REPUBLIKA.CO.ID, JAKARTA – BPS DKI Jakarta telah melaksanakan Sensus Ekonomi (SE) 2016. Sensus dinilai penting sebagai masukan bagi pemerintah terkait target investasi di Ibu Kota Jakarta. "Pada 2017 kita kumpulkan informasi lebih detail, terutama untuk mengumpulkan permasalahan usaha dan investasi, serta kedalaman masalah yang dihadapi," kata Desainer SE 2016 yang juga mantan Deputi Bidang Statistik Distribusi dan Jasa BPS DKI Jakarta, Sasmito Hadi Wibowo, Rabu (24/5).
Sasmito menganggap, perlunya adanya pengamatan terhadap aturan mana yang masih bisa dipakai, dan mana yang tidak. Kemudian dilakukan evaluasi terus menerus. Sehingga aturan yang menghambat bisa dikurangi. "Mudah mudahan DKI yang sudah bergerak maju, bisa semakin bagus dengan aturan yang lebih jelas.
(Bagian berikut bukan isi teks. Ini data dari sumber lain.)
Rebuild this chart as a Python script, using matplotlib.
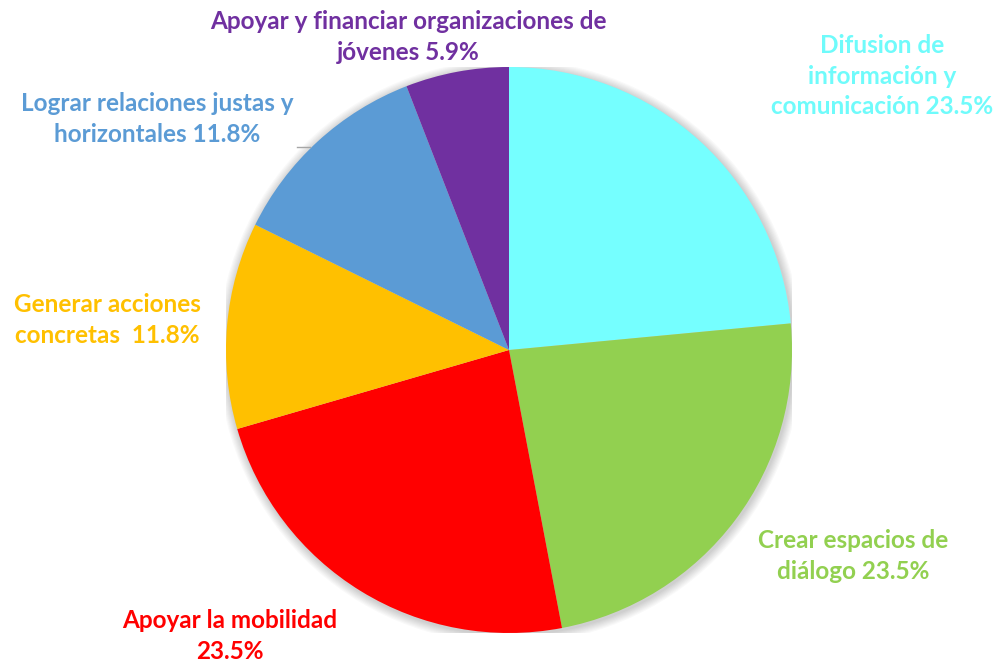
import matplotlib
matplotlib.use("Agg")
import matplotlib.pyplot as plt
from matplotlib.patches import Circle

labels = ["Difusion de\ninformación y\ncomunicación 23.5%",
          "Crear espacios de\ndiálogo 23.5%",
          "Apoyar la mobilidad\n23.5%",
          "Generar acciones\nconcretas  11.8%",
          "Lograr relaciones justas y\nhorizontales 11.8%",
          "Apoyar y financiar organizaciones de\njóvenes 5.9%"]
values = [23.5, 23.5, 23.5, 11.8, 11.8, 5.9]
colors = ["#75FFFF", "#92D050", "#FF0000", "#FFC000", "#5B9BD5", "#7030A0"]
text_colors = ["#6FFBFB", "#92D050", "#FF0000", "#FFC000", "#5B9BD5", "#7030A0"]
# label block centres in pixel coords (x, y from top)
label_px = [(882, 76), (853, 556), (230, 636), (107, 320), (157, 119), (408, 37)]

W, H = 1001, 666
cx, cy, R = 509, 350, 283
fig = plt.figure(figsize=(W / 100, H / 100), dpi=100)
ax = fig.add_axes([(cx - R) / W, (H - cy - R) / H, 2 * R / W, 2 * R / H])

# soft shadow
for i in range(8):
    ax.add_patch(Circle((0.004, -0.006), 1.0 + 0.004 * (i + 1), color="black",
                        alpha=0.025, lw=0, zorder=0))

ax.pie(values, colors=colors, startangle=90, counterclock=False, radius=1.0,
       wedgeprops=dict(linewidth=0))
ax.set_xlim(-1, 1)
ax.set_ylim(-1, 1)
ax.set_aspect("equal")
ax.axis("off")

for lab, col, (px, py) in zip(labels, text_colors, label_px):
    ax.text((px - cx) / R, (cy - py) / R, lab, ha="center", va="center",
            color=col, fontsize=17.5, fontweight="bold", family="Lato",
            linespacing=1.38, clip_on=False)

# small leader line near the blue label
ax.plot([(297 - cx) / R, (310 - cx) / R], [(cy - 147) / R, (cy - 147) / R],
        color="#A6A6A6", lw=1, clip_on=False)

fig.savefig("out.png", dpi=100)
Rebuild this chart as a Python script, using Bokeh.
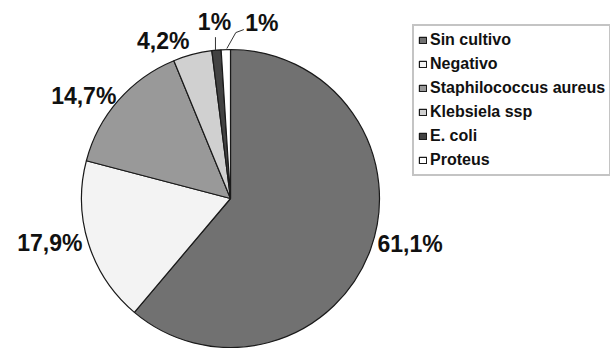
import math
from bokeh.plotting import figure
from bokeh.models import ColumnDataSource, Range1d, Legend, LegendItem
from bokeh.core.properties import value
from bokeh.embed import file_html
from bokeh.resources import INLINE

# ---- data ----
categories = ["Sin cultivo", "Negativo", "Staphilococcus aureus", "Klebsiela ssp", "E. coli", "Proteus"]
percentages = [61.1, 17.9, 14.7, 4.2, 1.0, 1.0]
pct_labels = ["61,1%", "17,9%", "14,7%", "4,2%", "1%", "1%"]
colors = ["#717171", "#f3f3f3", "#999999", "#d0d0d0", "#424242", "#ffffff"]

# ---- layout / style (pixels) ----
W, H = 610, 348
CX, CY_PX, R = 230, 198, 149
CY = H - CY_PX
# label offsets from rim point at slice mid-angle (dx, dy in screen px, down positive)
label_offsets = [(7, -6), (-6, 0), (-2, -4), (-3, -13), (-2, -28), (36, -27)]
label_align = ["left", "right", "right", "right", "center", "center"]
leader = [None, None, None, None, [(-1, 0), (-1, -13)], [(1, -1), (10, -17), (18, -20)]]

total = sum(percentages)
starts, ends, mids = [], [], []
cum = 0.0
for v in percentages:
    a0 = math.pi / 2 - 2 * math.pi * cum / total
    cum += v
    a1 = math.pi / 2 - 2 * math.pi * cum / total
    starts.append(a0)
    ends.append(a1)
    mids.append((a0 + a1) / 2)

rim_x = [CX + R * math.cos(m) for m in mids]
rim_y = [CY + R * math.sin(m) for m in mids]

src = ColumnDataSource(dict(category=categories, start=starts, end=ends, color=colors,
                            x=[CX] * len(categories), y=[CY] * len(categories)))

p = figure(width=W, height=H, x_range=Range1d(0, W), y_range=Range1d(0, H),
           output_backend="svg", toolbar_location=None, min_border=0)
p.axis.visible = False
p.grid.visible = False
p.outline_line_color = None
p.background_fill_color = "white"
p.border_fill_color = "white"

wr = p.wedge(x="x", y="y", radius=R, start_angle="start", end_angle="end", direction="clock",
             fill_color="color", line_color="#1a1a1a", line_width=1.2, source=src)

# leader lines
for i, pts in enumerate(leader):
    if pts is None:
        continue
    xs = [rim_x[i] + dx for dx, dy in pts]
    ys = [rim_y[i] - dy for dx, dy in pts]
    p.line(xs, ys, line_color="#333333", line_width=1)

lx = [rim_x[i] + label_offsets[i][0] for i in range(len(categories))]
ly = [rim_y[i] - label_offsets[i][1] for i in range(len(categories))]
lsrc = ColumnDataSource(dict(x=lx, y=ly, text=pct_labels, align=label_align))
p.text(x="x", y="y", text="text", text_align="align", text_baseline="middle", source=lsrc,
       text_font=value("Liberation Sans"), text_font_style="bold", text_font_size="23px",
       text_color="#111111")

legend = Legend(items=[LegendItem(label=c, renderers=[wr], index=i) for i, c in enumerate(categories)],
                location=(412, H - 176), orientation="vertical",
                glyph_width=9, glyph_height=8, label_standoff=3, label_height=20, spacing=4,
                padding=4, margin=0,
                label_text_font="Liberation Sans", label_text_font_style="bold",
                label_text_font_size="16px", label_text_color="#111111",
                border_line_color="#8a8a8a", border_line_width=2,
                background_fill_color="white", background_fill_alpha=1.0)
p.add_layout(legend, "center")

open("out.html", "w").write(file_html(p, INLINE))
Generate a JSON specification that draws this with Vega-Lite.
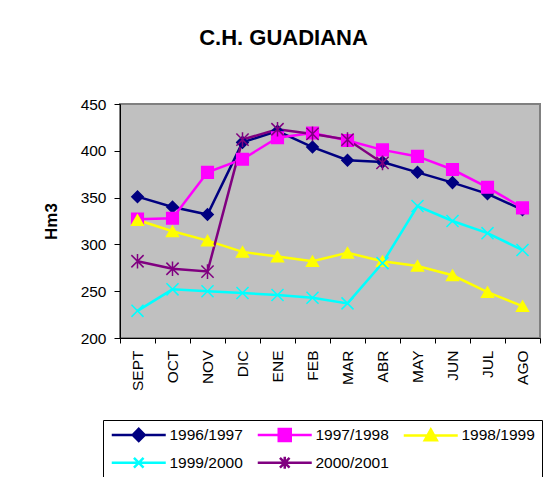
{
  "$schema": "https://vega.github.io/schema/vega-lite/v6.json",
  "autosize": "none",
  "width": 420,
  "height": 234,
  "padding": {"left": 120, "top": 104, "right": 17, "bottom": 139},
  "background": "white",
  "title": {
    "text": "C.H. GUADIANA",
    "font": "Liberation Sans",
    "fontSize": 22,
    "fontWeight": "bold",
    "color": "#000000",
    "anchor": "middle",
    "dx": -46.5,
    "baseline": "alphabetic",
    "offset": 30
  },
  "config": {
    "view": {"fill": "#C0C0C0", "stroke": "#808080", "strokeWidth": 2},
    "axis": {"grid": false, "domainColor": "#000000", "tickColor": "#000000", "labelColor": "#000000", "labelFont": "Liberation Sans", "titleFont": "Liberation Sans", "titleColor": "#000000"}
  },
  "data": {
    "values": [
      {"month": "SEPT", "series": "1996/1997", "value": 351},
      {"month": "OCT", "series": "1996/1997", "value": 340},
      {"month": "NOV", "series": "1996/1997", "value": 332},
      {"month": "DIC", "series": "1996/1997", "value": 409},
      {"month": "ENE", "series": "1996/1997", "value": 421},
      {"month": "FEB", "series": "1996/1997", "value": 404},
      {"month": "MAR", "series": "1996/1997", "value": 390},
      {"month": "ABR", "series": "1996/1997", "value": 388},
      {"month": "MAY", "series": "1996/1997", "value": 377},
      {"month": "JUN", "series": "1996/1997", "value": 366},
      {"month": "JUL", "series": "1996/1997", "value": 354},
      {"month": "AGO", "series": "1996/1997", "value": 337},
      {"month": "SEPT", "series": "1997/1998", "value": 327},
      {"month": "OCT", "series": "1997/1998", "value": 328},
      {"month": "NOV", "series": "1997/1998", "value": 377},
      {"month": "DIC", "series": "1997/1998", "value": 391},
      {"month": "ENE", "series": "1997/1998", "value": 414},
      {"month": "FEB", "series": "1997/1998", "value": 419},
      {"month": "MAR", "series": "1997/1998", "value": 411},
      {"month": "ABR", "series": "1997/1998", "value": 401},
      {"month": "MAY", "series": "1997/1998", "value": 394},
      {"month": "JUN", "series": "1997/1998", "value": 380},
      {"month": "JUL", "series": "1997/1998", "value": 361},
      {"month": "AGO", "series": "1997/1998", "value": 339},
      {"month": "SEPT", "series": "1998/1999", "value": 326},
      {"month": "OCT", "series": "1998/1999", "value": 314},
      {"month": "NOV", "series": "1998/1999", "value": 304},
      {"month": "DIC", "series": "1998/1999", "value": 292},
      {"month": "ENE", "series": "1998/1999", "value": 287},
      {"month": "FEB", "series": "1998/1999", "value": 282},
      {"month": "MAR", "series": "1998/1999", "value": 291},
      {"month": "ABR", "series": "1998/1999", "value": 282},
      {"month": "MAY", "series": "1998/1999", "value": 277},
      {"month": "JUN", "series": "1998/1999", "value": 267},
      {"month": "JUL", "series": "1998/1999", "value": 249},
      {"month": "AGO", "series": "1998/1999", "value": 234},
      {"month": "SEPT", "series": "1999/2000", "value": 229},
      {"month": "OCT", "series": "1999/2000", "value": 252},
      {"month": "NOV", "series": "1999/2000", "value": 250},
      {"month": "DIC", "series": "1999/2000", "value": 248},
      {"month": "ENE", "series": "1999/2000", "value": 246},
      {"month": "FEB", "series": "1999/2000", "value": 243},
      {"month": "MAR", "series": "1999/2000", "value": 237},
      {"month": "ABR", "series": "1999/2000", "value": 280},
      {"month": "MAY", "series": "1999/2000", "value": 341},
      {"month": "JUN", "series": "1999/2000", "value": 325},
      {"month": "JUL", "series": "1999/2000", "value": 312},
      {"month": "AGO", "series": "1999/2000", "value": 294},
      {"month": "SEPT", "series": "2000/2001", "value": 282},
      {"month": "OCT", "series": "2000/2001", "value": 274},
      {"month": "NOV", "series": "2000/2001", "value": 271},
      {"month": "DIC", "series": "2000/2001", "value": 412},
      {"month": "ENE", "series": "2000/2001", "value": 423},
      {"month": "FEB", "series": "2000/2001", "value": 418},
      {"month": "MAR", "series": "2000/2001", "value": 412},
      {"month": "ABR", "series": "2000/2001", "value": 387}
    ]
  },
  "encoding": {
    "x": {
      "field": "month",
      "type": "nominal",
      "sort": ["SEPT", "OCT", "NOV", "DIC", "ENE", "FEB", "MAR", "ABR", "MAY", "JUN", "JUL", "AGO"],
      "scale": {"type": "band", "paddingInner": 0, "paddingOuter": 0},
      "axis": {"title": null, "labelAngle": -90, "tickBand": "extent", "tickSize": 5, "labelPadding": 7, "labelFontSize": 15.5}
    },
    "y": {
      "field": "value",
      "type": "quantitative",
      "scale": {"domain": [200, 450], "nice": false, "zero": false},
      "axis": {
        "values": [200, 250, 300, 350, 400, 450],
        "title": "Hm3",
        "titleFontSize": 17,
        "titleFontWeight": "bold",
        "titleAngle": -90,
        "titleX": -69,
        "titleY": 117,
        "titleAlign": "center",
        "titleBaseline": "middle",
        "tickSize": 6,
        "labelPadding": 8,
        "labelFontSize": 15.5
      }
    }
  },
  "layer": [
    {
      "mark": {"type": "line", "strokeWidth": 2.5},
      "encoding": {
        "color": {
          "field": "series",
          "type": "nominal",
          "scale": {"domain": ["1996/1997", "1997/1998", "1998/1999", "1999/2000", "2000/2001"], "range": ["#000080", "#FF00FF", "#FFFF00", "#00FFFF", "#800080"]},
          "legend": null
        }
      }
    },
    {
      "mark": {"type": "point", "filled": true, "opacity": 1},
      "encoding": {
        "color": {
          "field": "series",
          "type": "nominal",
          "scale": {"domain": ["1996/1997", "1997/1998", "1998/1999", "1999/2000", "2000/2001"], "range": ["#000080", "#FF00FF", "#FFFF00", "#00FFFF", "#800080"]},
          "legend": null
        },
        "stroke": {
          "field": "series",
          "type": "nominal",
          "scale": {"domain": ["1996/1997", "1997/1998", "1998/1999", "1999/2000", "2000/2001"], "range": ["#000080", "#FF00FF", "#FFFF00", "#00FFFF", "#800080"]},
          "legend": null
        },
        "shape": {
          "field": "series",
          "type": "nominal",
          "scale": {"domain": ["1996/1997", "1997/1998", "1998/1999", "1999/2000", "2000/2001"], "range": ["diamond", "square", "triangle-up", "M-1,-1L1,1M-1,1L1,-1", "M-1,-1L1,1M-1,1L1,-1M0,-1.2L0,1.2"]},
          "legend": null
        },
        "size": {
          "field": "series",
          "type": "ordinal",
          "scale": {"domain": ["1996/1997", "1997/1998", "1998/1999", "1999/2000", "2000/2001"], "range": [130, 150, 170, 130, 130]},
          "legend": null
        },
        "strokeWidth": {
          "field": "series",
          "type": "ordinal",
          "scale": {"domain": ["1996/1997", "1997/1998", "1998/1999", "1999/2000", "2000/2001"], "range": [1.5, 1.5, 1.5, 2.5, 2.5]},
          "legend": null
        }
      }
    },
    {
      "mark": {"type": "point", "filled": true, "opacity": 0, "strokeWidth": 2.5},
      "encoding": {
        "color": {
          "field": "series",
          "type": "nominal",
          "scale": {"domain": ["1996/1997", "1997/1998", "1998/1999", "1999/2000", "2000/2001"], "range": ["#000080", "#FF00FF", "#FFFF00", "#00FFFF", "#800080"]},
          "legend": {"orient": "none", "legendX": -17, "legendY": 316, "direction": "horizontal", "columns": 3, "title": null, "symbolSize": 144, "symbolStrokeWidth": 2.5, "symbolOpacity": 1, "labelFont": "Liberation Sans", "labelFontSize": 15.5, "labelColor": "#000000", "labelOffset": 44, "columnPadding": 9, "rowPadding": 5, "padding": 7, "strokeColor": "#000000", "fillColor": "#FFFFFF"}
        },
        "stroke": {
          "field": "series",
          "type": "nominal",
          "scale": {"domain": ["1996/1997", "1997/1998", "1998/1999", "1999/2000", "2000/2001"], "range": ["#000080", "#FF00FF", "#FFFF00", "#00FFFF", "#800080"]},
          "legend": {"orient": "none", "legendX": -17, "legendY": 316, "direction": "horizontal", "columns": 3, "title": null, "symbolSize": 144, "symbolStrokeWidth": 2.5, "symbolOpacity": 1, "labelFont": "Liberation Sans", "labelFontSize": 15.5, "labelColor": "#000000", "labelOffset": 44, "columnPadding": 9, "rowPadding": 5, "padding": 7, "strokeColor": "#000000", "fillColor": "#FFFFFF"}
        },
        "shape": {
          "field": "series",
          "type": "nominal",
          "scale": {"domain": ["1996/1997", "1997/1998", "1998/1999", "1999/2000", "2000/2001"], "range": ["M-1,0H8M3.5,-1L4.5,0L3.5,1L2.5,0Z", "M-1,0H8M2.5,-1H4.5V1H2.5Z", "M-1,0H8M3.5,-1L4.5,0.8L2.5,0.8Z", "M-1,0H8M2.7,-0.8L4.3,0.8M2.7,0.8L4.3,-0.8", "M-1,0H8M2.7,-0.8L4.3,0.8M2.7,0.8L4.3,-0.8M3.5,-1V1"]},
          "legend": {"orient": "none", "legendX": -17, "legendY": 316, "direction": "horizontal", "columns": 3, "title": null, "symbolSize": 144, "symbolStrokeWidth": 2.5, "symbolOpacity": 1, "labelFont": "Liberation Sans", "labelFontSize": 15.5, "labelColor": "#000000", "labelOffset": 44, "columnPadding": 9, "rowPadding": 5, "padding": 7, "strokeColor": "#000000", "fillColor": "#FFFFFF"}
        }
      }
    }
  ],
  "resolve": {"scale": {"color": "independent", "stroke": "independent", "shape": "independent", "size": "independent", "strokeWidth": "independent"}}
}
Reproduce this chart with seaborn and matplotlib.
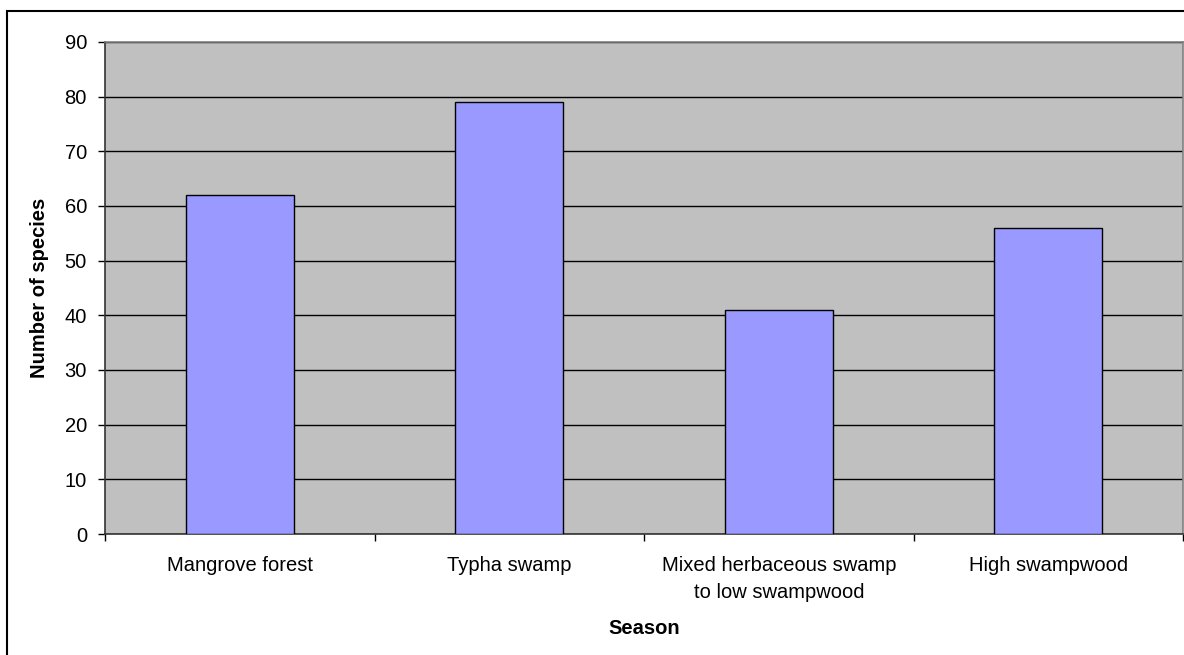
import matplotlib
matplotlib.use("Agg")
import matplotlib.pyplot as plt
from matplotlib.patches import Rectangle
from matplotlib.ticker import FixedLocator
import seaborn as sns

# Species counts per habitat type
categories = ["Mangrove forest", "Typha swamp",
              "Mixed herbaceous swamp\nto low swampwood", "High swampwood"]
species = [62, 79, 41, 56]
y_ticks = [0, 10, 20, 30, 40, 50, 60, 70, 80, 90]

sns.set_style("white")
plt.rcParams["font.family"] = ["Liberation Sans", "DejaVu Sans"]
plt.rcParams["text.color"] = "black"
plt.rcParams["xtick.color"] = "black"
plt.rcParams["ytick.color"] = "black"
plt.rcParams["axes.labelcolor"] = "black"

FS = 14.5

W, H = 1184, 655
fig = plt.figure(figsize=(W / 100, H / 100), dpi=100)
fig.patch.set_facecolor("white")

# chart-area frame
fig.add_artist(Rectangle((7 / W, -0.1), 1.2, 1 - 11 / H + 0.1,
                         transform=fig.transFigure, fill=False,
                         edgecolor="black", linewidth=1.5, clip_on=False))

left, right, top, bottom = 105, 1183, 42, 534
ax = fig.add_axes([left / W, 1 - bottom / H, (right - left) / W, (bottom - top) / H])
ax.set_facecolor("#C0C0C0")

sns.barplot(x=categories, y=species, color="#9999FF", saturation=1,
            width=0.4, edgecolor="black", linewidth=1, ax=ax, zorder=3)

ax.set_xlim(-0.5, len(categories) - 0.5)
ax.set_ylim(0, 90)
ax.set_yticks(y_ticks)
ax.yaxis.grid(True, color="black", linewidth=1, zorder=1)
ax.set_axisbelow(True)

# category boundaries carry the tick marks, centers carry the labels
ax.xaxis.set_minor_locator(FixedLocator([i - 0.5 for i in range(len(categories) + 1)]))
ax.tick_params(axis="x", which="major", length=0, pad=16, labelsize=FS, labelcolor="black")
ax.tick_params(axis="x", which="minor", length=5, width=1, color="black", direction="out", bottom=True)
ax.tick_params(axis="y", which="major", length=5, width=1, color="black", direction="out",
               left=True, pad=8, labelsize=FS, labelcolor="black")
for lbl in ax.get_xticklabels():
    lbl.set_linespacing(1.55)
    lbl.set_multialignment("center")

for side in ["left", "bottom"]:
    ax.spines[side].set_color("#333333")
    ax.spines[side].set_linewidth(1.2)
for side in ["top", "right"]:
    ax.spines[side].set_color("#808080")
    ax.spines[side].set_linewidth(1.2)
    ax.spines[side].set_visible(True)

ax.set_xlabel("Season", fontsize=FS, fontweight="bold", labelpad=12, color="black")
ax.set_ylabel("Number of species", fontsize=FS, fontweight="bold", labelpad=11, color="black")

fig.savefig("out.png", dpi=100, facecolor="white")
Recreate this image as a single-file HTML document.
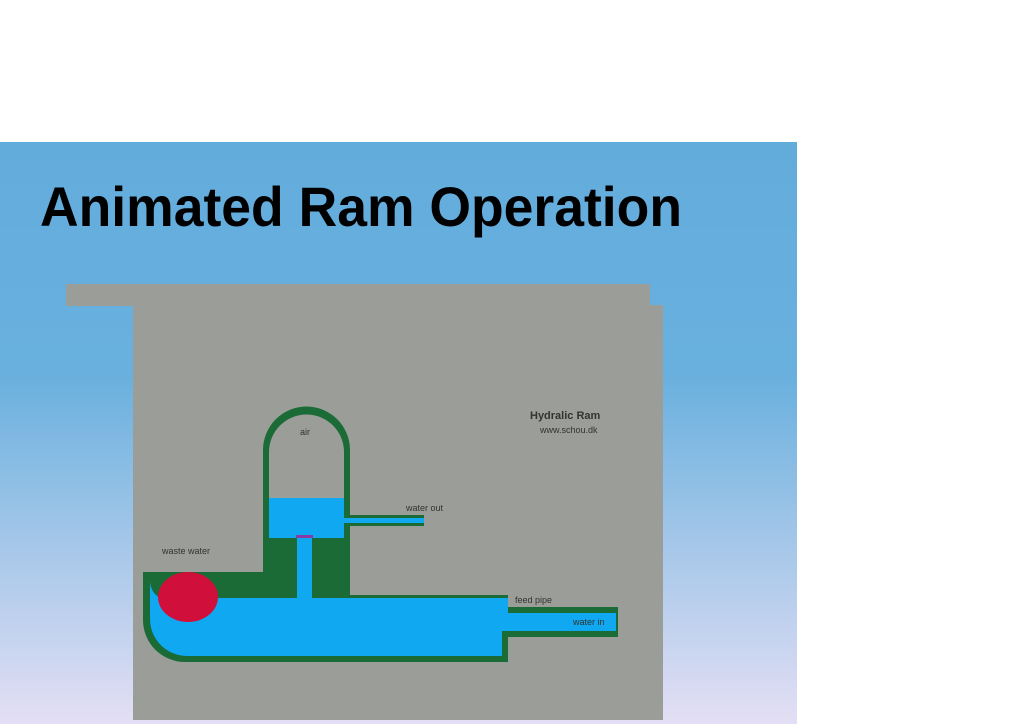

Pemerintah penting punya target investasi. Sehingga pemerintah bisa memiliki kekuatan terhadap apa yang belum tercapai," jelas Sasmitopada diskusi panel di Gedung BPS DKI Jakarta, Rabu (24/5) pagi.
Investasi bisa dilakukan pemerintah, dengan hasil SE yang dilakukan BPS sepanjang 2016. Pertumbuhan pengusaha di Indonesia mencapai delapan persen. Namun, dari 1,2 juta pengusaha yang terdata, hanya 80 ribu usaha yang merupakan Usaha Menengah Besar (UMB).
Dari omset DKI Jakarta yang mencapai Rp 6.000 triliun per tahunnya, hanya lima persen omset dari Usaha Mikro Kecil (UMK). Itu sebabnya, pemerintah perlu berdiskusi dengan masyarakat, mana yang lebih efisien dalam membantu peningkatan pertumbuhan ekonomi, apakah padat modal atau padat karya.
Dalam tahap lanjutan SE 2016, pada Agustus-September 2017 mendatang, Sasmito mengajak para penggiat usaha untuk mengisi proses tahap dua dengan sebenar-benarnya. Tujuannya, agar BPS bisa mendapat angka statistik yang benar-benar menggambarkan kondisi ekonomi Indonesia yang sebenarnya. “Kita sudah punya semua data pengusaha-pengusaha itu. Kita sensus semua yang lakukan usaha, yang ada izin maupun yang tidak. Jadi, berdasarkan data sensus ini, pemerintah bisa bantu mereka yang tidak punya izin itu," papar Sasmito.